Requirement » What is to be transcribed is the run of lines opening with the one that has "What seaborn and" and closing with the one that has "3.1, 2.75, 2.37, 3.0, 0] + [1.0] * 20", and only that run, exactly.

Given records »
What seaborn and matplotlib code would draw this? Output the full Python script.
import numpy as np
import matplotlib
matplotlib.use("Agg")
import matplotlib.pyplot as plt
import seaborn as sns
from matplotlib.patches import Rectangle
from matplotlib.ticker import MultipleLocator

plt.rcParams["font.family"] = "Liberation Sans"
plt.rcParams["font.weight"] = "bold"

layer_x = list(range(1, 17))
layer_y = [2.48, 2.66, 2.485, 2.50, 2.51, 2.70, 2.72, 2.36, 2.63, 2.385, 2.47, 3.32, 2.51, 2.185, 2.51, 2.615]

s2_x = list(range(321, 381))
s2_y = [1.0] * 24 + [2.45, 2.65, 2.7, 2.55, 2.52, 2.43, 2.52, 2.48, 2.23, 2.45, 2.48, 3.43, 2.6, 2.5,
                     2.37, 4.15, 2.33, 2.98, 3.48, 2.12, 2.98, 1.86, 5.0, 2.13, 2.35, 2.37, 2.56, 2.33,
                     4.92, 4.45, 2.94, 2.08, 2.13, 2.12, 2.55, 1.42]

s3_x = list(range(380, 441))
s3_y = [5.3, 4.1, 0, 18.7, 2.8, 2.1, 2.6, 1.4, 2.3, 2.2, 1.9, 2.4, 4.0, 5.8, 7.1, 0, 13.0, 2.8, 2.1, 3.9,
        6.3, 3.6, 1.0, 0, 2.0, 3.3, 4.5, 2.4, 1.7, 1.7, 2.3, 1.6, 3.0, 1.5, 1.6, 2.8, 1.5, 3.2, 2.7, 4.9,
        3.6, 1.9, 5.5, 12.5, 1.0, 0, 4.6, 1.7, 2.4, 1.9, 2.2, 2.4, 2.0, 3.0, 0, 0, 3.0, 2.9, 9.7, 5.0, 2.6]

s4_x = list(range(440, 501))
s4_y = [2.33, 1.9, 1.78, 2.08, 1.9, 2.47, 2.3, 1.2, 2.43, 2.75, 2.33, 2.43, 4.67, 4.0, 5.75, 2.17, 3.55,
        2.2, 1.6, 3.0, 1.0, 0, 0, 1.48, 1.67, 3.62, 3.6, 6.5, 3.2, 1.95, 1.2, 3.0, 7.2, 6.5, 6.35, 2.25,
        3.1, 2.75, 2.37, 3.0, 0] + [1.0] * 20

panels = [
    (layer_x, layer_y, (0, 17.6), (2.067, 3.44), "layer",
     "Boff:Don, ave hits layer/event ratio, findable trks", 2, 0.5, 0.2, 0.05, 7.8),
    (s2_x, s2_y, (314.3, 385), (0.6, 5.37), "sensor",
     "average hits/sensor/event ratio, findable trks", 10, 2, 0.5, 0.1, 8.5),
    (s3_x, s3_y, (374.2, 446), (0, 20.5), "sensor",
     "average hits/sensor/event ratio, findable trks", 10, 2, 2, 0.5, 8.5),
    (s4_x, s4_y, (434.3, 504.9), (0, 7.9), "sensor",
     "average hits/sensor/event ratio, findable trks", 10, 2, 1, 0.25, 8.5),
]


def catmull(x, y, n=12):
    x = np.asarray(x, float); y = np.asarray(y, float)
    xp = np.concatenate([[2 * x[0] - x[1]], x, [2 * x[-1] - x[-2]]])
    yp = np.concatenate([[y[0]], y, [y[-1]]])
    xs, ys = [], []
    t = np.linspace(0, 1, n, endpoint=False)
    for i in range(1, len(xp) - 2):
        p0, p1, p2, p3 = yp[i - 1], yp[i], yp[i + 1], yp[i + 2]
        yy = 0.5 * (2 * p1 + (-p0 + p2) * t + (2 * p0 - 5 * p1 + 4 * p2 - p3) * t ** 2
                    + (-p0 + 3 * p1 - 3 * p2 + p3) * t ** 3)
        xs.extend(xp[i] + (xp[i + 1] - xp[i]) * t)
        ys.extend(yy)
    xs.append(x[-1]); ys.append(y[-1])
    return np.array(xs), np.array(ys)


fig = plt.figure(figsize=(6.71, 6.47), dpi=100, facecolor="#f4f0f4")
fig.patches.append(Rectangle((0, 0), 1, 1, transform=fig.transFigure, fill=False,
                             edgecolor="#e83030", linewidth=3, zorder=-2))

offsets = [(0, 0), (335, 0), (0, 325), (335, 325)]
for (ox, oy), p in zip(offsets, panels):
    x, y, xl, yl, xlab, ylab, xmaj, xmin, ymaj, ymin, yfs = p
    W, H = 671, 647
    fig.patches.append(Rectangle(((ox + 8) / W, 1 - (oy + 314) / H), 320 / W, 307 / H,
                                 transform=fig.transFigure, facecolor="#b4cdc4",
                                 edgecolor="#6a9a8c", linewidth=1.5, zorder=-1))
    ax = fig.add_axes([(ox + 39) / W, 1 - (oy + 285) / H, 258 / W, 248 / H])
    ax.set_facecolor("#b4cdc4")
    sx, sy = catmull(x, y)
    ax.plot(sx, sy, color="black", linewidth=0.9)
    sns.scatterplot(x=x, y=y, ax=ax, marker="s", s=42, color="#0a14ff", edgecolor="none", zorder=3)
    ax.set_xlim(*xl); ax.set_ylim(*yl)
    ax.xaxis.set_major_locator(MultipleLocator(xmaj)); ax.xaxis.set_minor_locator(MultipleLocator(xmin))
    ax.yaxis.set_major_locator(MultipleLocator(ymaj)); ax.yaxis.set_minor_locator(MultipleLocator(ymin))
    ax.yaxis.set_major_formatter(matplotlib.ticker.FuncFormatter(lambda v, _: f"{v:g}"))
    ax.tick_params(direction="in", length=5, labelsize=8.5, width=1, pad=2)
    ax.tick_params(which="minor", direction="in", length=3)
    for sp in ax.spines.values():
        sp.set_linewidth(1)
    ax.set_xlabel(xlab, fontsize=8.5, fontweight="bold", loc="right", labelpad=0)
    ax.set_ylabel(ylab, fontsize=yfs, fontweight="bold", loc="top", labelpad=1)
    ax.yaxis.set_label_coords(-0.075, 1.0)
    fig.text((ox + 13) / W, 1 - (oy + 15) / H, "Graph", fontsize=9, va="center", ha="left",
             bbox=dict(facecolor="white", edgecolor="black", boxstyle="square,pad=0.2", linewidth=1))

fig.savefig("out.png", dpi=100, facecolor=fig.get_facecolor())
---
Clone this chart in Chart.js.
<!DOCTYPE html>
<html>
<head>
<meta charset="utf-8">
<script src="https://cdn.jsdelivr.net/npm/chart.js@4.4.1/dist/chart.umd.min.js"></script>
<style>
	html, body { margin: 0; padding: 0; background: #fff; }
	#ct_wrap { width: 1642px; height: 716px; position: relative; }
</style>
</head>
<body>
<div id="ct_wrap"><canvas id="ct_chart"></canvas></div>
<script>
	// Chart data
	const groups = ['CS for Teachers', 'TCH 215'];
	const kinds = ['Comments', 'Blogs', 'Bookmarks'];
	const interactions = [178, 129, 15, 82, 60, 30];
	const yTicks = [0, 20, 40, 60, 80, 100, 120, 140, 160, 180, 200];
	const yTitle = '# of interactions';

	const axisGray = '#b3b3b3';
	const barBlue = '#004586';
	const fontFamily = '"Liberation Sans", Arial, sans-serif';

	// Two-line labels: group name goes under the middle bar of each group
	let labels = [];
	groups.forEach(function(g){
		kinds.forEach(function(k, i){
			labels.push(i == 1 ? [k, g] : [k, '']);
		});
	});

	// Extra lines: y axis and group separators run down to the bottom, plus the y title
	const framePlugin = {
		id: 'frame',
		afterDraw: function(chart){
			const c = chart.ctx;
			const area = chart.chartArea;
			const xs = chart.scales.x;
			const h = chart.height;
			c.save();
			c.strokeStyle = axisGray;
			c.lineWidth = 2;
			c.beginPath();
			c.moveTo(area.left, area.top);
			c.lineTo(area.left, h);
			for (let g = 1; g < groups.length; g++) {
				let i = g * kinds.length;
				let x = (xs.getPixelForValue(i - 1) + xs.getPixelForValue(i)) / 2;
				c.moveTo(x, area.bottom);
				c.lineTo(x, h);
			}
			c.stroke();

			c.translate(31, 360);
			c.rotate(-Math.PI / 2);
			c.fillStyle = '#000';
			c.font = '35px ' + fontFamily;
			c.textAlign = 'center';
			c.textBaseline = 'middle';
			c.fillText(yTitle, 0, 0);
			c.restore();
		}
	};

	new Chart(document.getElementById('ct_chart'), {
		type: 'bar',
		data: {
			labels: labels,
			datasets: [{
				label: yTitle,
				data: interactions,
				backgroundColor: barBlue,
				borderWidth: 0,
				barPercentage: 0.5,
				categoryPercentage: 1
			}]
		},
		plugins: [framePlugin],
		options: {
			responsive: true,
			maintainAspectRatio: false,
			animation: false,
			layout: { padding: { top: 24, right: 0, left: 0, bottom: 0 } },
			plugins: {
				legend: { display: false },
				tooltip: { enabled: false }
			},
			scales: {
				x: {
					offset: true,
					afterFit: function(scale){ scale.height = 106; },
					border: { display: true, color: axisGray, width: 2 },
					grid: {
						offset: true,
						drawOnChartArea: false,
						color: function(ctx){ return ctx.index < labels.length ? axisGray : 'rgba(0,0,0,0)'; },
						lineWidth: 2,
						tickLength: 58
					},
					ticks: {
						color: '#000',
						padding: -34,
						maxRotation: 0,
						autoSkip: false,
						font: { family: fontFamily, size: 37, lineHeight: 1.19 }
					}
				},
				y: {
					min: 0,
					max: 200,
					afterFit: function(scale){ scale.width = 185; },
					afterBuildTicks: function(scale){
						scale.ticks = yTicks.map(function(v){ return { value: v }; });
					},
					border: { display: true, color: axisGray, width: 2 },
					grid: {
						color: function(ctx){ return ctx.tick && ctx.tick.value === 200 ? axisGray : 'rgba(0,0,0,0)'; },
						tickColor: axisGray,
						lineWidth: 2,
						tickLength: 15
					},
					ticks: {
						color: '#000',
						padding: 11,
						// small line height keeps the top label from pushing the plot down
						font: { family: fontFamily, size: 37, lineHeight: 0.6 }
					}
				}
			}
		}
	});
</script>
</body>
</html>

Right answer »
What seaborn and matplotlib code would draw this? Output the full Python script.
import numpy as np
import matplotlib
matplotlib.use("Agg")
import matplotlib.pyplot as plt
import seaborn as sns
from matplotlib.patches import Rectangle
from matplotlib.ticker import MultipleLocator

plt.rcParams["font.family"] = "Liberation Sans"
plt.rcParams["font.weight"] = "bold"

layer_x = list(range(1, 17))
layer_y = [2.48, 2.66, 2.485, 2.50, 2.51, 2.70, 2.72, 2.36, 2.63, 2.385, 2.47, 3.32, 2.51, 2.185, 2.51, 2.615]

s2_x = list(range(321, 381))
s2_y = [1.0] * 24 + [2.45, 2.65, 2.7, 2.55, 2.52, 2.43, 2.52, 2.48, 2.23, 2.45, 2.48, 3.43, 2.6, 2.5,
                     2.37, 4.15, 2.33, 2.98, 3.48, 2.12, 2.98, 1.86, 5.0, 2.13, 2.35, 2.37, 2.56, 2.33,
                     4.92, 4.45, 2.94, 2.08, 2.13, 2.12, 2.55, 1.42]

s3_x = list(range(380, 441))
s3_y = [5.3, 4.1, 0, 18.7, 2.8, 2.1, 2.6, 1.4, 2.3, 2.2, 1.9, 2.4, 4.0, 5.8, 7.1, 0, 13.0, 2.8, 2.1, 3.9,
        6.3, 3.6, 1.0, 0, 2.0, 3.3, 4.5, 2.4, 1.7, 1.7, 2.3, 1.6, 3.0, 1.5, 1.6, 2.8, 1.5, 3.2, 2.7, 4.9,
        3.6, 1.9, 5.5, 12.5, 1.0, 0, 4.6, 1.7, 2.4, 1.9, 2.2, 2.4, 2.0, 3.0, 0, 0, 3.0, 2.9, 9.7, 5.0, 2.6]

s4_x = list(range(440, 501))
s4_y = [2.33, 1.9, 1.78, 2.08, 1.9, 2.47, 2.3, 1.2, 2.43, 2.75, 2.33, 2.43, 4.67, 4.0, 5.75, 2.17, 3.55,
        2.2, 1.6, 3.0, 1.0, 0, 0, 1.48, 1.67, 3.62, 3.6, 6.5, 3.2, 1.95, 1.2, 3.0, 7.2, 6.5, 6.35, 2.25,
        3.1, 2.75, 2.37, 3.0, 0] + [1.0] * 20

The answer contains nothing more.